I hope someone more knowledgeable will see this ...


----------



## LBChi (Mar 12, 2012)

We dont have an emergency vet around here. I think I have overreacted, the trail mix has nuts, raisins and dried cranberries in it, so the amount of raisins she may have gotten is small, I will keep an eye on her all night though. Make sure she drinks lots of water, if I have to force her with a syringe, I will. Maybe give her another meal tonight so the nuts and raisins arent the only thing in her tummy.


----------



## Lindsayj (Apr 18, 2012)

I think it wouldn't hurt to induce vomiting. It's only bad to induce it if they ate or drank something irritating that will harm their GI tract by coming back up. I don't know how much to give though. I would obviously start off small. Dogs digest so quickly that I would decide something pretty quick though. If you're nervous about inducing it I would at least call the vet. 


Sent from Petguide.com App


----------



## Lindsayj (Apr 18, 2012)

Just read your last post. It doesn't sound like she ate many. I'm not sure what amount is dangerous. Keep us posted. 


Sent from Petguide.com App


----------



## BlueJax (Jun 25, 2012)

I would have induced vomiting. 

1 teaspoon (5cc's) of hydrogen peroxide per 10lbs of body weight is the typical dosing. It is best if the bottle is new and unopened. I always keep a bottle on hand just in case.

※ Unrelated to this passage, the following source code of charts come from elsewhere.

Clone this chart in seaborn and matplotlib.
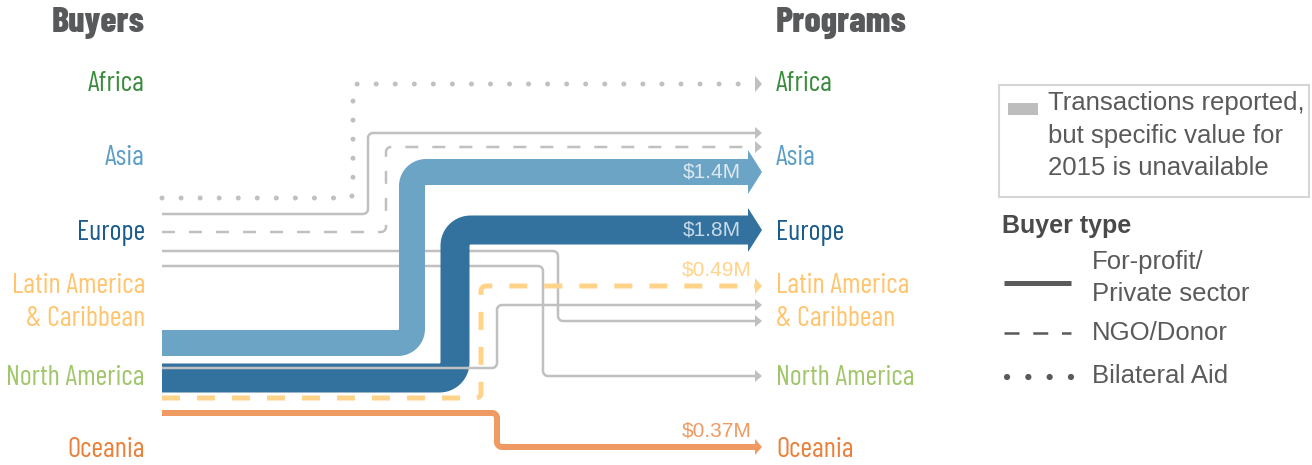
import numpy as np
import matplotlib
matplotlib.use("Agg")
import matplotlib.pyplot as plt
from matplotlib.patches import Polygon, Rectangle
import seaborn as sns

# regions (same list on both sides)
regions = ["Africa", "Asia", "Europe", "Latin America\n& Caribbean", "North America", "Oceania"]
region_colors = ["#3A8B3C", "#5B9DC6", "#1B5C8C", "#FFC56E", "#A2C66B", "#E9813B"]

# flows buyer -> program
flow_src = ["Europe", "Europe", "Europe", "Europe", "Europe",
            "North America", "North America", "North America", "North America", "North America"]
flow_dst = ["Africa", "Asia", "Asia", "Latin America\n& Caribbean", "North America",
            "Asia", "Europe", "Latin America\n& Caribbean", "Latin America\n& Caribbean", "Oceania"]
flow_type = ["Bilateral Aid", "For-profit", "NGO/Donor", "For-profit", "For-profit",
             "For-profit", "For-profit", "For-profit", "NGO/Donor", "For-profit"]
flow_value = [None, None, None, None, None, 1.4, 1.8, None, 0.49, 0.37]

# layout (pixels)
node_y = [82, 156, 231, 300, 376, 448]
src_off = [-33, -17, 1, 20, 35, -33, 2, -8, 22, 37]
dst_off = [2, -23, -9, 21, 0, 16, -1, 5, -14, -1]
turn_x = [353, 368, 386, 558, 543, 412, 455, 497, 481, 497]
band_px = [5, 2.5, 2.5, 2.5, 2.5, 26, 29, 2.5, 5, 6]
X0, X1 = 162, 762

gray = "#C0C0C0"
flow_colors = {"Asia": "#6CA4C5", "Europe": "#33729E",
               "Latin America\n& Caribbean": "#FFD38A", "Oceania": "#EF9A62"}
value_text_colors = {"Asia": "#DCE9F2", "Europe": "#C8DAEA",
                     "Latin America\n& Caribbean": "#FFD38A", "Oceania": "#EF9A62"}

sns.set_theme(style="white")
cond = ["Barlow Condensed", "Liberation Sans Narrow", "DejaVu Sans"]
plain = ["Liberation Sans", "DejaVu Sans"]
PT = 0.72  # points per pixel at dpi 100


def step_path(x0, y0, xt, y1, x1, r):
    s = np.sign(y1 - y0) if y1 != y0 else 1
    t = np.linspace(0, np.pi / 2, 12)
    xs = [x0]
    ys = [y0]
    xs += list(xt - r + r * np.sin(t))
    ys += list(y0 + s * r - s * r * np.cos(t))
    xs += list(xt + r - r * np.cos(t))
    ys += list(y1 - s * r + s * r * np.sin(t))
    xs.append(x1)
    ys.append(y1)
    return np.array(xs), np.array(ys)


fig = plt.figure(figsize=(13.12, 4.65), dpi=100)
ax = fig.add_axes([0, 0, 1, 1])

ypos = dict(zip(regions, node_y))
for i in range(len(flow_src)):
    y0 = ypos[flow_src[i]] + src_off[i]
    y1 = ypos[flow_dst[i]] + dst_off[i]
    w = band_px[i]
    val = flow_value[i]
    color = flow_colors[flow_dst[i]] if val is not None else gray
    thick = w > 10
    head_len = 14 if thick else 7
    r = w / 2 + 1 if thick else 5
    xs, ys = step_path(X0, y0, turn_x[i], y1, X1 - head_len + 1, r)
    kw = dict(solid_capstyle="butt", solid_joinstyle="round")
    if flow_type[i] == "NGO/Donor":
        kw = dict(linestyle=(0, (18 / w, 17 / w)) if w > 4 else (0, (5.2, 5.6)),
                  dash_capstyle="butt")
    elif flow_type[i] == "Bilateral Aid":
        kw = dict(linestyle=(0, (0.01, 19 / w)), dash_capstyle="round")
    sns.lineplot(x=xs, y=ys, sort=False, estimator=None, ax=ax, color=color,
                 linewidth=w * PT, **kw)
    hh = 22 if thick else (8 if w > 4 else 6)
    ax.add_patch(Polygon([[X1 - head_len, y1 - hh], [X1, y1], [X1 - head_len, y1 + hh]],
                         closed=True, color=color, lw=0))
    if val is not None:
        label = f"${val:g}M"
        if thick:
            ax.text(741, y1, label, ha="right", va="center", fontsize=15,
                    family=plain, color=value_text_colors[flow_dst[i]])
        else:
            ax.text(752, y1 - 16, label, ha="right", va="center", fontsize=15,
                    family=plain, color=value_text_colors[flow_dst[i]])

# region labels
for name, y, c in zip(regions, node_y, region_colors):
    ax.text(145, y + 2, name, ha="right", va="center", fontsize=20.5, family=cond,
            weight="normal", color=c, linespacing=1.35)
    ax.text(776, y + 2, name, ha="left", va="center", fontsize=20.5, family=cond,
            weight="normal", color=c, linespacing=1.35)

ax.text(145, 23, "Buyers", ha="right", va="center", fontsize=26, family=cond,
        weight="heavy", color="#58595B")
ax.text(776, 23, "Programs", ha="left", va="center", fontsize=26, family=cond,
        weight="heavy", color="#58595B")

# legend
txt = "#5A5A5A"
ax.add_patch(Rectangle((999, 85), 310, 112, fill=False, edgecolor="#D6D6D6", lw=1.5))
ax.add_patch(Rectangle((1008, 103), 30, 12, color="#BDBDBD", lw=0))
ax.text(1048, 91, "Transactions reported,\nbut specific value for\n2015 is unavailable",
        ha="left", va="top", fontsize=18.5, family=plain, color=txt, linespacing=1.45)
ax.text(1002, 226, "Buyer type", ha="left", va="center", fontsize=18, family=plain,
        weight="bold", color="#4A4A4A")
ax.text(1092, 278, "For-profit/\nPrivate sector", ha="left", va="center", fontsize=18.5,
        family=plain, color=txt, linespacing=1.38)
ax.text(1092, 333, "NGO/Donor", ha="left", va="center", fontsize=18.5, family=plain, color=txt)
ax.text(1092, 376, "Bilateral Aid", ha="left", va="center", fontsize=18.5, family=plain, color=txt)
leg_x = np.array([1004, 1071])
sns.lineplot(x=leg_x, y=[283, 283], ax=ax, color="#5A5A5A", linewidth=3.6,
             solid_capstyle="butt")
sns.lineplot(x=leg_x, y=[333, 333], ax=ax, color="#5A5A5A", linewidth=1.8,
             linestyle=(0, (6, 5.5)), dash_capstyle="butt")
sns.lineplot(x=np.array([1007, 1071]), y=[377, 377], ax=ax, color="#5A5A5A", linewidth=4.5,
             linestyle=(0, (0.01, 3.4)), dash_capstyle="round")

ax.set_xlim(0, 1312)
ax.set_ylim(465, 0)
ax.axis("off")
fig.savefig("out.png", dpi=100)
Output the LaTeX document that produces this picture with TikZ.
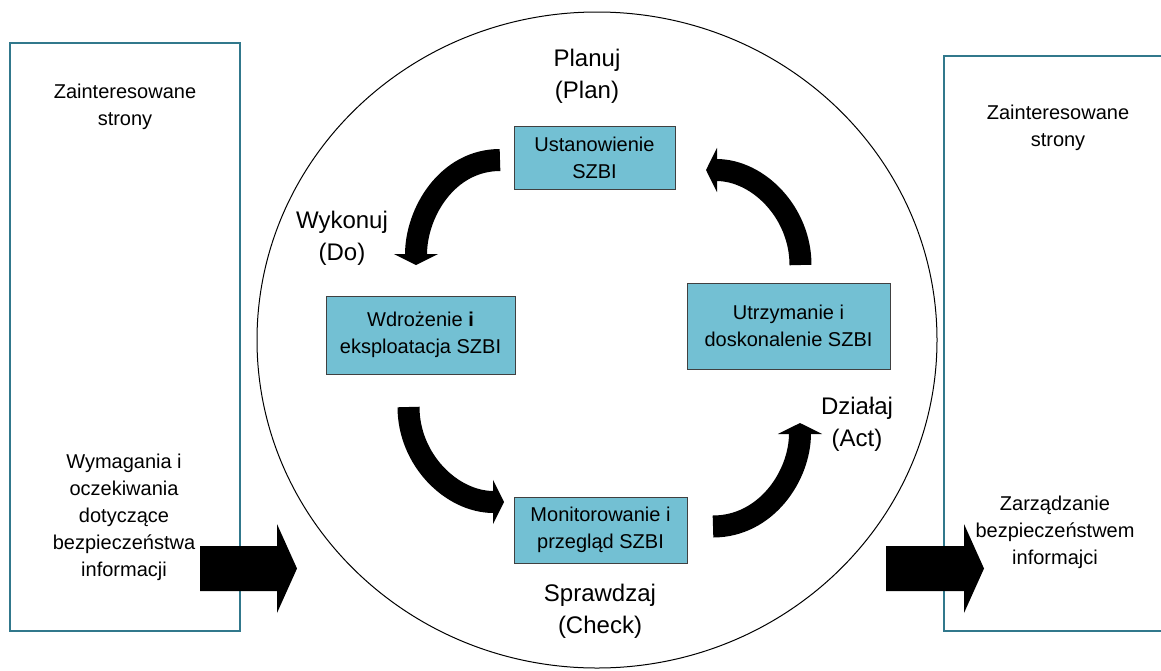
\documentclass[tikz,border=0pt]{standalone}
\usepackage{fontspec}
\setmainfont{Liberation Sans}
\usetikzlibrary{positioning, arrows.meta}
\definecolor{frameteal}{RGB}{49,120,140}
\definecolor{szbiblue}{RGB}{115,192,211}
\tikzstyle{SideBox} = [rectangle, draw=frameteal, line width=1pt]
\tikzstyle{SzbiBox} = [
rectangle, draw=black!75, fill=szbiblue,
align=center, inner sep=2pt,
font=\fontsize{10}{13.5}\selectfont]
\tikzstyle{Note} = [align=center, font=\fontsize{10}{13.5}\selectfont]
\tikzstyle{Phase} = [align=center, font=\fontsize{12}{16}\selectfont]
\tikzstyle{Cycle} = [
line width=11pt,
-{Triangle[width=22pt, length=5.5pt]}]
\tikzstyle{BigArrow} = [fill=black]

\begin{document}
\begin{tikzpicture}[x=0.5pt, y=0.5pt]
    \useasboundingbox (0,0) rectangle (1161,-670);
    % side frames
    \node [SideBox, minimum width=115pt, minimum height=294pt] (left) at (125,-337) {};
    \node [SideBox, minimum width=118pt, minimum height=287.5pt] (right) at (1062,-343.5) {};
    \node [Note] (leftup) at (125,-107) {Zainteresowane\\strony};
    \node [Note] (leftdown) at (124,-517) {Wymagania i\\oczekiwania\\dotyczące\\bezpieczeństwa\\informacji};
    \node [Note] (rightup) at (1058,-128) {Zainteresowane\\strony};
    \node [Note] (rightdown) at (1055,-532) {Zarządzanie\\bezpieczeństwem\\informajci};
    % cycle
    \draw [line width=0.5pt] (597,-340) ellipse [x radius=340, y radius=328];
    \node [SzbiBox, minimum width=80.5pt, minimum height=31.5pt] (est) at (594.5,-157.5) {Ustanowienie\\SZBI};
    \node [SzbiBox, minimum width=94.5pt, minimum height=39pt] (impl) at (420.5,-335) {Wdrożenie \textbf{i}\\eksploatacja SZBI};
    \node [SzbiBox, minimum width=101.5pt, minimum height=43pt] (maint) at (788.5,-326) {Utrzymanie i\\doskonalenie SZBI};
    \node [SzbiBox, minimum width=86.5pt, minimum height=33pt] (mon) at (600.5,-530) {Monitorowanie i\\przegląd SZBI};
    \node [Phase] (plan) at (587,-76) {Planuj\\(Plan)};
    \node [Phase] (do) at (342,-238) {Wykonuj\\(Do)};
    \node [Phase] (act) at (857,-424) {Działaj\\(Act)};
    \node [Phase] (check) at (600,-611) {Sprawdzaj\\(Check)};
    \coordinate (p1) at (500,-160);
    \coordinate (p2) at (416,-265);
    \coordinate (d1) at (408.5,-407);
    \coordinate (d2) at (504,-502);
    \coordinate (c1) at (713,-526.5);
    \coordinate (c2) at (800,-423);
    \coordinate (a1) at (800.5,-265);
    \coordinate (a2) at (706,-170);
    \draw[Cycle] (p1) to[out=180, in=90] (p2);
    \draw[Cycle] (d1) to[out=-90, in=180] (d2);
    \draw[Cycle] (c1) to[out=0, in=-90] (c2);
    \draw[Cycle] (a1) to[out=90, in=0] (a2);
    % in and out
    \fill[BigArrow] (200,-546) -- (277,-546) -- (277,-524) -- (297,-568.5)
        -- (277,-613) -- (277,-591) -- (200,-591) -- cycle;
    \fill[BigArrow] (886,-546) -- (964,-546) -- (964,-524) -- (984,-568.5)
        -- (964,-613) -- (964,-591) -- (886,-591) -- cycle;
\end{tikzpicture}
\end{document}
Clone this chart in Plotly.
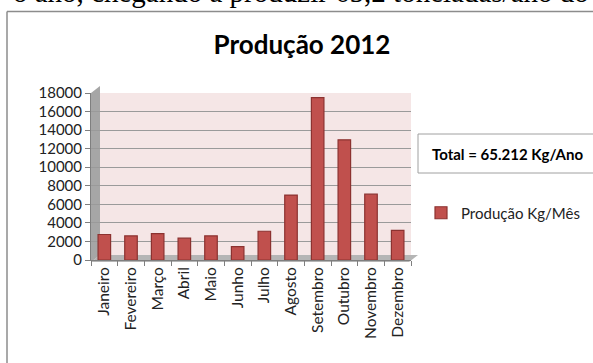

Hoping everything is okay with her.


----------



## elaina (Jul 1, 2008)

just checking to see how Chica Bonita is ???


----------



## Baby Girls Mom (Aug 30, 2013)

Best of luck to you and Chica please give an update.


----------



## susan davis (Mar 25, 2011)

I think that lots of raisins might induce kidney problems, but just a few might be OK. I would watch her, and make sure she is drinking water.


----------



## LBChi (Mar 12, 2012)

Sorry for not getting back sooner, Chica is just fine, she showed no symptoms of illness at all. Thanks everyone who responded to my cry for help! Like usual I overreacted.


----------



## Baby Girls Mom (Aug 30, 2013)

Glad to hear Chica is fine.

Sent from Petguide.com Free App


----------



## AnnHelen (Nov 29, 2010)

Good to hear everything went well. I think if she ate a lot og just raisins it would be bad, like a handful or something  a single bit with other things I think will pass without drama.


----------